───── SOURCE EXCERPT
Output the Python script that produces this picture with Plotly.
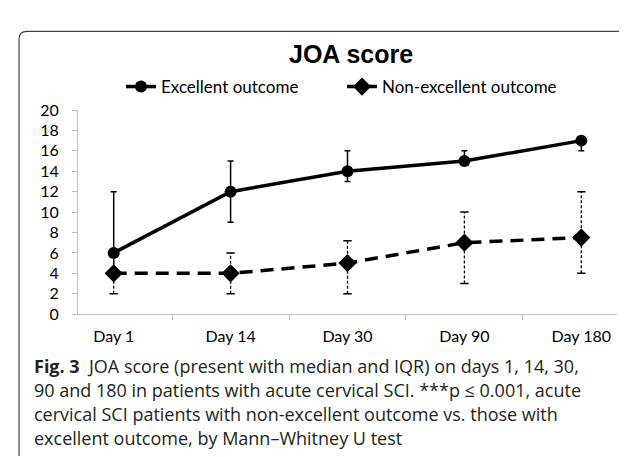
import plotly.graph_objects as go

W, H = 627, 457

days = ["Day 1", "Day 14", "Day 30", "Day 90", "Day 180"]
exc_median = [6, 12, 14, 15, 17]
exc_q1 = [4, 9, 13, 15, 16]
exc_q3 = [12, 15, 16, 16, 17]
non_median = [4, 4, 5, 7, 7.5]
non_q1 = [2, 2, 2, 3, 4]
non_q3 = [6, 6, 7.2, 10, 12]
y_ticks = list(range(0, 21, 2))

title_text = "<b>JOA score</b>"
caption_lines = [
    "<b>Fig. 3</b>  JOA score (present with median and IQR) on days 1, 14, 30,",
    "90 and 180 in patients with acute cervical SCI. ***p ≤ 0.001, acute",
    "cervical SCI patients with non-excellent outcome vs. those with",
    "excellent outcome, by Mann–Whitney U test",
]


def px(x):
    return x / W


def py(y):
    return 1 - y / H


fig = go.Figure()

# Excellent outcome
fig.add_trace(go.Scatter(
    x=days, y=exc_median, name="Excellent outcome", mode="lines+markers",
    line=dict(color="black", width=3.5),
    marker=dict(symbol="circle", size=12, color="black"),
    error_y=dict(type="data", symmetric=False,
                 array=[h - m for h, m in zip(exc_q3, exc_median)],
                 arrayminus=[m - l for m, l in zip(exc_median, exc_q1)],
                 color="black", thickness=1.5, width=3),
))

# Non-excellent IQR bars (dashed) built from data
ex, ey = [], []
for d, lo, hi in zip(days, non_q1, non_q3):
    ex += [d, d, None]
    ey += [lo, hi, None]
fig.add_trace(go.Scatter(
    x=ex, y=ey, mode="lines", showlegend=False, hoverinfo="skip",
    line=dict(color="black", width=1.3, dash="3px,2px"),
))
fig.add_trace(go.Scatter(
    x=days + days, y=non_q1 + non_q3, mode="markers", showlegend=False,
    hoverinfo="skip",
    marker=dict(symbol="line-ew", size=6, line=dict(color="black", width=1.5)),
))

# Non-excellent outcome
fig.add_trace(go.Scatter(
    x=days, y=non_median, name="Non-excellent outcome", mode="lines+markers",
    line=dict(color="black", width=3.5, dash="13px,8px"),
    marker=dict(symbol="diamond", size=14, color="black"),
))

x0, x1 = 70, 609
ytop, ybot = 96, 309

fig.update_layout(
    width=W, height=H,
    margin=dict(l=0, r=0, t=0, b=0),
    paper_bgcolor="white", plot_bgcolor="white",
    font=dict(family="Lato", size=16, color="black"),
    showlegend=True,
    legend=dict(orientation="h", x=px(113), y=py(72), xanchor="left",
                yanchor="middle", font=dict(family="Lato", size=17),
                itemwidth=30, entrywidth=176, tracegroupgap=0),
    xaxis=dict(domain=[px(x0), px(x1)], type="category",
               showline=True, linecolor="#bfbfbf", linewidth=1,
               ticks="outside", ticklen=5, tickcolor="#bfbfbf",
               tickson="boundaries", showgrid=False, zeroline=False,
               ticklabelstandoff=8, tickfont=dict(size=16)),
    yaxis=dict(domain=[py(ybot), py(ytop)], range=[0, 20],
               tickvals=y_ticks, showline=True, linecolor="#bfbfbf",
               linewidth=1, ticks="outside", ticklen=5, tickcolor="#bfbfbf",
               showgrid=False, zeroline=False, ticklabelstandoff=10,
               tickfont=dict(size=16)),
)

fig.add_annotation(text=title_text, xref="paper", yref="paper",
                   x=px(342.5), y=py(38), xanchor="center", yanchor="middle",
                   showarrow=False,
                   font=dict(family="Liberation Sans", size=25, color="black"))

cap_y = [363, 388, 413, 438]
for t, yy in zip(caption_lines, cap_y):
    fig.add_annotation(text=t, xref="paper", yref="paper", x=px(24),
                       y=py(yy), xanchor="left", yanchor="middle",
                       showarrow=False, align="left",
                       font=dict(family="Open Sans", size=18, color="#231f20"))

# frame with rounded top-left corner
fig.add_shape(type="path", xref="paper", yref="paper",
              path=f"M {px(11)},{py(457)} L {px(11)},{py(22)} Q {px(11)},{py(14)} {px(19)},{py(14)} L {px(627)},{py(14)}",
              line=dict(color="#444", width=1.2))

fig.write_html("out.html")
──────────
EXERCISE AIM ▸
Reproduce the listing word for word and omit its pictures.

OUTPUT OF THE TASK ▸
Output the Python script that produces this picture with Plotly.
import plotly.graph_objects as go

W, H = 627, 457

days = ["Day 1", "Day 14", "Day 30", "Day 90", "Day 180"]
exc_median = [6, 12, 14, 15, 17]
exc_q1 = [4, 9, 13, 15, 16]
exc_q3 = [12, 15, 16, 16, 17]
non_median = [4, 4, 5, 7, 7.5]
non_q1 = [2, 2, 2, 3, 4]
non_q3 = [6, 6, 7.2, 10, 12]
y_ticks = list(range(0, 21, 2))

title_text = "<b>JOA score</b>"
caption_lines = [
    "<b>Fig. 3</b>  JOA score (present with median and IQR) on days 1, 14, 30,",
    "90 and 180 in patients with acute cervical SCI. ***p ≤ 0.001, acute",
    "cervical SCI patients with non-excellent outcome vs. those with",
    "excellent outcome, by Mann–Whitney U test",
]


def px(x):
    return x / W


def py(y):
    return 1 - y / H


fig = go.Figure()

# Excellent outcome
fig.add_trace(go.Scatter(
    x=days, y=exc_median, name="Excellent outcome", mode="lines+markers",
    line=dict(color="black", width=3.5),
    marker=dict(symbol="circle", size=12, color="black"),
    error_y=dict(type="data", symmetric=False,
                 array=[h - m for h, m in zip(exc_q3, exc_median)],
                 arrayminus=[m - l for m, l in zip(exc_median, exc_q1)],
                 color="black", thickness=1.5, width=3),
))

# Non-excellent IQR bars (dashed) built from data
ex, ey = [], []
for d, lo, hi in zip(days, non_q1, non_q3):
    ex += [d, d, None]
    ey += [lo, hi, None]
fig.add_trace(go.Scatter(
    x=ex, y=ey, mode="lines", showlegend=False, hoverinfo="skip",
    line=dict(color="black", width=1.3, dash="3px,2px"),
))
fig.add_trace(go.Scatter(
    x=days + days, y=non_q1 + non_q3, mode="markers", showlegend=False,
    hoverinfo="skip",
    marker=dict(symbol="line-ew", size=6, line=dict(color="black", width=1.5)),
))

# Non-excellent outcome
fig.add_trace(go.Scatter(
    x=days, y=non_median, name="Non-excellent outcome", mode="lines+markers",
    line=dict(color="black", width=3.5, dash="13px,8px"),
    marker=dict(symbol="diamond", size=14, color="black"),
))

x0, x1 = 70, 609
ytop, ybot = 96, 309

fig.update_layout(
    width=W, height=H,
    margin=dict(l=0, r=0, t=0, b=0),
    paper_bgcolor="white", plot_bgcolor="white",
    font=dict(family="Lato", size=16, color="black"),
    showlegend=True,
    legend=dict(orientation="h", x=px(113), y=py(72), xanchor="left",
                yanchor="middle", font=dict(family="Lato", size=17),
                itemwidth=30, entrywidth=176, tracegroupgap=0),
    xaxis=dict(domain=[px(x0), px(x1)], type="category",
               showline=True, linecolor="#bfbfbf", linewidth=1,
               ticks="outside", ticklen=5, tickcolor="#bfbfbf",
               tickson="boundaries", showgrid=False, zeroline=False,
               ticklabelstandoff=8, tickfont=dict(size=16)),
    yaxis=dict(domain=[py(ybot), py(ytop)], range=[0, 20],
               tickvals=y_ticks, showline=True, linecolor="#bfbfbf",
               linewidth=1, ticks="outside", ticklen=5, tickcolor="#bfbfbf",
               showgrid=False, zeroline=False, ticklabelstandoff=10,
               tickfont=dict(size=16)),
)

fig.add_annotation(text=title_text, xref="paper", yref="paper",
                   x=px(342.5), y=py(38), xanchor="center", yanchor="middle",
                   showarrow=False,
                   font=dict(family="Liberation Sans", size=25, color="black"))

cap_y = [363, 388, 413, 438]
for t, yy in zip(caption_lines, cap_y):
    fig.add_annotation(text=t, xref="paper", yref="paper", x=px(24),
                       y=py(yy), xanchor="left", yanchor="middle",
                       showarrow=False, align="left",
                       font=dict(family="Open Sans", size=18, color="#231f20"))

# frame with rounded top-left corner
fig.add_shape(type="path", xref="paper", yref="paper",
              path=f"M {px(11)},{py(457)} L {px(11)},{py(22)} Q {px(11)},{py(14)} {px(19)},{py(14)} L {px(627)},{py(14)}",
              line=dict(color="#444", width=1.2))

fig.write_html("out.html")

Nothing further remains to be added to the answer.